A really golden-curly young man lies in all his naked innocence, casually leaning on one arm, in a seemingly paradisiacal landscape. In his hands he holds a bouquet of flowers. A warm orange dawn heats up the idyllic scene. No fig leaf conceals his relaxed, erect member, which conveys a state of suspension between seductive innocence and latent sexual pleasure.
Clearly, Eleni Bagaki is not afraid that famous nudes from art history as iconographic models are coming to the visual memory. These range from "Sleeping Venus", 1510, by Giorgione and Titian, "Venus of Urbino", 1538, by Titian, "The Naked Maja (La maja desnuda)", 1795-1800, by Francisco José de Goya y Lucientes, to "Olympia" 1863 by Édouard Manet, and all refer to the absence of equally famous nude paintings depicting men.

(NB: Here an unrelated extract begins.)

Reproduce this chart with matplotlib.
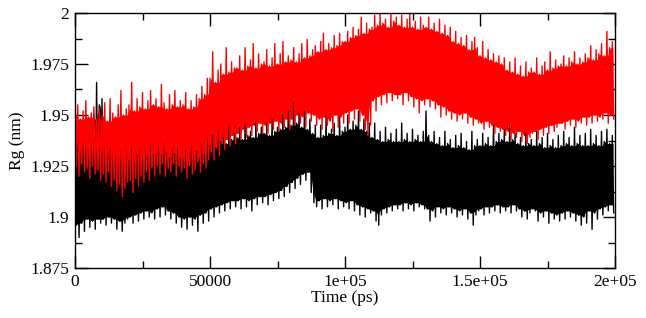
import numpy as np
import matplotlib
matplotlib.use("Agg")
import matplotlib.pyplot as plt
from matplotlib.ticker import MultipleLocator

plt.rcParams['font.family'] = ['Liberation Serif', 'DejaVu Serif']

# ---- data ----
# each 1000 ps bin: local peak (at bin start) and local trough (500 ps later)
bin_start_ps = list(range(0, 200000, 1000))

red_hi = [
    1.950,1.955,1.948,1.952,1.957,1.949,1.951,1.954,1.948,1.953,
    1.950,1.956,1.947,1.958,1.951,1.949,1.955,1.962,1.950,1.953,
    1.955,1.966,1.952,1.958,1.954,1.961,1.953,1.957,1.962,1.955,
    1.958,1.954,1.965,1.956,1.953,1.960,1.955,1.962,1.954,1.957,
    1.955,1.961,1.953,1.957,1.954,1.960,1.958,1.964,1.960,1.968,
    1.968,1.981,1.966,1.972,1.975,1.970,1.983,1.971,1.976,1.973,
    1.973,1.979,1.972,1.983,1.974,1.977,1.985,1.973,1.980,1.975,
    1.976,1.982,1.974,1.978,1.985,1.975,1.980,1.986,1.976,1.979,
    1.977,1.983,1.976,1.980,1.985,1.978,1.987,1.979,1.982,1.984,
    1.981,1.986,1.990,1.982,1.985,1.983,1.989,1.984,1.990,1.986,
    1.986,1.991,1.988,1.993,1.989,1.992,1.998,1.990,1.995,1.992,
    1.993,1.999,1.994,2.000,1.995,1.997,1.993,2.000,1.996,1.998,
    1.994,1.999,1.993,1.997,2.000,1.993,1.996,1.992,1.998,1.994,
    1.993,1.998,1.992,1.995,1.991,1.997,1.990,1.994,1.989,1.993,
    1.986,1.991,1.985,1.988,1.984,1.989,1.982,1.986,1.988,1.983,
    1.979,1.986,1.978,1.982,1.977,1.980,1.976,1.979,1.975,1.978,
    1.972,1.976,1.971,1.978,1.970,1.974,1.969,1.976,1.971,1.973,
    1.971,1.978,1.970,1.974,1.976,1.972,1.981,1.973,1.977,1.974,
    1.975,1.979,1.974,1.978,1.976,1.981,1.975,1.978,1.976,1.980,
    1.978,1.984,1.977,1.982,1.980,1.985,1.979,1.991,1.983,1.986]
red_lo = [
    1.925,1.920,1.926,1.922,1.924,1.919,1.925,1.921,1.923,1.918,
    1.921,1.917,1.922,1.915,1.918,1.913,1.916,1.910,1.914,1.917,
    1.918,1.912,1.919,1.915,1.920,1.917,1.922,1.918,1.924,1.920,
    1.925,1.921,1.926,1.920,1.924,1.922,1.926,1.920,1.925,1.922,
    1.924,1.919,1.925,1.921,1.923,1.927,1.922,1.926,1.924,1.928,
    1.932,1.928,1.934,1.930,1.936,1.933,1.938,1.935,1.940,1.936,
    1.941,1.938,1.943,1.939,1.944,1.940,1.945,1.942,1.946,1.941,
    1.945,1.941,1.946,1.943,1.947,1.942,1.946,1.944,1.948,1.943,
    1.948,1.945,1.950,1.946,1.949,1.944,1.951,1.947,1.950,1.945,
    1.948,1.943,1.949,1.945,1.947,1.942,1.950,1.944,1.949,1.946,
    1.951,1.946,1.952,1.948,1.953,1.947,1.950,1.943,1.940,1.945,
    1.957,1.952,1.959,1.955,1.960,1.956,1.961,1.957,1.960,1.958,
    1.960,1.955,1.961,1.957,1.959,1.954,1.958,1.951,1.957,1.955,
    1.958,1.954,1.957,1.953,1.955,1.949,1.954,1.950,1.952,1.948,
    1.951,1.947,1.950,1.948,1.951,1.946,1.949,1.945,1.948,1.946,
    1.946,1.943,1.947,1.944,1.945,1.941,1.944,1.942,1.943,1.940,
    1.942,1.938,1.941,1.939,1.942,1.937,1.940,1.936,1.939,1.941,
    1.942,1.938,1.943,1.940,1.944,1.941,1.945,1.942,1.944,1.946,
    1.946,1.943,1.947,1.945,1.948,1.944,1.947,1.946,1.949,1.945,
    1.949,1.946,1.950,1.947,1.949,1.948,1.951,1.946,1.950,1.948]

black_hi = [
    1.933,1.940,1.932,1.945,1.936,1.941,1.938,1.950,1.966,1.955,
    1.958,1.944,1.935,1.940,1.931,1.936,1.928,1.934,1.929,1.932,
    1.928,1.934,1.927,1.931,1.937,1.929,1.933,1.930,1.936,1.931,
    1.931,1.936,1.930,1.938,1.932,1.929,1.935,1.931,1.934,1.929,
    1.928,1.933,1.927,1.935,1.930,1.932,1.929,1.936,1.931,1.938,
    1.935,1.940,1.934,1.942,1.937,1.939,1.936,1.945,1.938,1.941,
    1.939,1.944,1.938,1.946,1.940,1.942,1.939,1.947,1.941,1.944,
    1.941,1.946,1.940,1.948,1.942,1.944,1.943,1.950,1.944,1.952,
    1.945,1.956,1.946,1.951,1.944,1.952,1.943,1.948,1.941,1.945,
    1.939,1.945,1.940,1.949,1.941,1.943,1.946,1.940,1.949,1.942,
    1.944,1.950,1.943,1.947,1.945,1.952,1.943,1.948,1.942,1.946,
    1.939,1.946,1.938,1.942,1.937,1.944,1.938,1.941,1.937,1.943,
    1.937,1.946,1.938,1.941,1.937,1.943,1.938,1.940,1.937,1.942,
    1.952,1.940,1.937,1.942,1.936,1.939,1.935,1.942,1.936,1.938,
    1.934,1.940,1.935,1.941,1.934,1.937,1.933,1.942,1.935,1.938,
    1.935,1.941,1.936,1.939,1.935,1.945,1.937,1.941,1.938,1.943,
    1.937,1.945,1.938,1.941,1.936,1.939,1.935,1.941,1.936,1.938,
    1.935,1.942,1.936,1.939,1.934,1.941,1.935,1.938,1.934,1.940,
    1.935,1.942,1.936,1.939,1.935,1.944,1.936,1.940,1.935,1.941,
    1.935,1.943,1.936,1.940,1.935,1.942,1.937,1.943,1.936,1.940]
black_lo = [
    1.896,1.890,1.897,1.893,1.899,1.895,1.898,1.894,1.899,1.897,
    1.899,1.896,1.900,1.897,1.899,1.894,1.898,1.893,1.897,1.899,
    1.900,1.897,1.901,1.898,1.902,1.899,1.903,1.900,1.902,1.899,
    1.904,1.900,1.905,1.901,1.903,1.899,1.902,1.897,1.900,1.895,
    1.899,1.894,1.900,1.896,1.899,1.893,1.901,1.897,1.902,1.898,
    1.904,1.900,1.905,1.902,1.906,1.903,1.907,1.904,1.908,1.905,
    1.908,1.904,1.909,1.905,1.908,1.903,1.909,1.906,1.910,1.907,
    1.910,1.906,1.911,1.908,1.912,1.909,1.913,1.910,1.915,1.912,
    1.917,1.914,1.919,1.916,1.921,1.918,1.922,1.912,1.907,1.905,
    1.908,1.904,1.909,1.905,1.908,1.906,1.909,1.904,1.908,1.905,
    1.907,1.904,1.908,1.903,1.906,1.901,1.905,1.900,1.904,1.902,
    1.903,1.898,1.896,1.901,1.904,1.902,1.905,1.903,1.906,1.904,
    1.906,1.903,1.907,1.904,1.906,1.903,1.907,1.905,1.906,1.904,
    1.904,1.898,1.903,1.900,1.905,1.902,1.904,1.901,1.905,1.902,
    1.904,1.900,1.903,1.901,1.904,1.899,1.902,1.896,1.901,1.903,
    1.904,1.901,1.905,1.902,1.905,1.903,1.906,1.902,1.905,1.903,
    1.905,1.902,1.906,1.903,1.904,1.900,1.903,1.899,1.902,1.904,
    1.903,1.898,1.902,1.900,1.903,1.897,1.902,1.899,1.901,1.898,
    1.902,1.899,1.903,1.900,1.902,1.898,1.901,1.896,1.900,1.897,
    1.903,1.894,1.902,1.899,1.904,1.901,1.905,1.903,1.906,1.902]

x_ticks = [0, 50000, 100000, 150000, 200000]
x_ticklabels = ['0', '50000', '1e+05', '1.5e+05', '2e+05']
y_ticks = [1.875, 1.9, 1.925, 1.95, 1.975, 2.0]
y_ticklabels = ['1.875', '1.9', '1.925', '1.95', '1.975', '2']


def trace(starts, hi, lo):
    t, v = [], []
    for s, h, l in zip(starts, hi, lo):
        t += [s, s + 500]
        v += [h, l]
    return np.array(t), np.array(v)


def solid_band(hi, lo):
    # region that the dense trace crosses in every neighbouring bin
    h = np.array(hi)
    l = np.array(lo)
    hp = np.concatenate([[h[0]], h, [h[-1]]])
    lp = np.concatenate([[l[0]], l, [l[-1]]])
    top = np.minimum(np.minimum(hp[:-2], hp[1:-1]), hp[2:])
    bot = np.maximum(np.maximum(lp[:-2], lp[1:-1]), lp[2:])
    return top, bot


fig = plt.figure(figsize=(6.46, 3.18), dpi=100)
ax = fig.add_axes([75/646, 50/318, 540/646, 255/318])

for col, hi, lo in [('black', black_hi, black_lo), ('#ff0000', red_hi, red_lo)]:
    top, bot = solid_band(hi, lo)
    tb = np.array(bin_start_ps) + 250
    ax.fill_between(tb, bot, top, where=top > bot, color=col, linewidth=0)
    t, v = trace(bin_start_ps, hi, lo)
    ax.plot(t, v, color=col, lw=1.0)

ax.set_xlim(0, 200000)
ax.set_ylim(1.875, 2.0)
ax.set_xticks(x_ticks)
ax.set_xticklabels(x_ticklabels)
ax.set_yticks(y_ticks)
ax.set_yticklabels(y_ticklabels)
ax.xaxis.set_minor_locator(MultipleLocator(25000))
ax.yaxis.set_minor_locator(MultipleLocator(0.0125))
ax.tick_params(which='both', direction='in', top=True, right=True, labelsize=12.5, width=1.0)
ax.tick_params(which='major', length=9, pad=4)
ax.tick_params(which='minor', length=5)
for sp in ax.spines.values():
    sp.set_linewidth(1.0)

ax.set_xlabel('Time (ps)', fontsize=12.5, labelpad=0)
ax.set_ylabel('Rg (nm)', fontsize=12.5, labelpad=4)

fig.savefig('out.png', dpi=100)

Tina Pandi, curator at the EMST in Athens, writes:
"In the paintings, solitary nude figures stand or interact in idyllic landscapes, bathed in the colours of dusk. In this dreamy state of roaming and observation of desire, female subjectivity, sexuality, and sexual quest, she explores ways to depict contemporary bodies and their hybrid, ambiguous, and diffuse sexual identities. Casting an eroticized and compassionate glance upon her subjects in quest of intimacy and connection, even though she is not portrayed,she is present in the painting. And finally, by inverting the predominantly phallocentric approach to the female nude in the history of painting, she articulates her own understanding of pleasure and voyeuristic desire through the prism of female subjectivity and sexuality."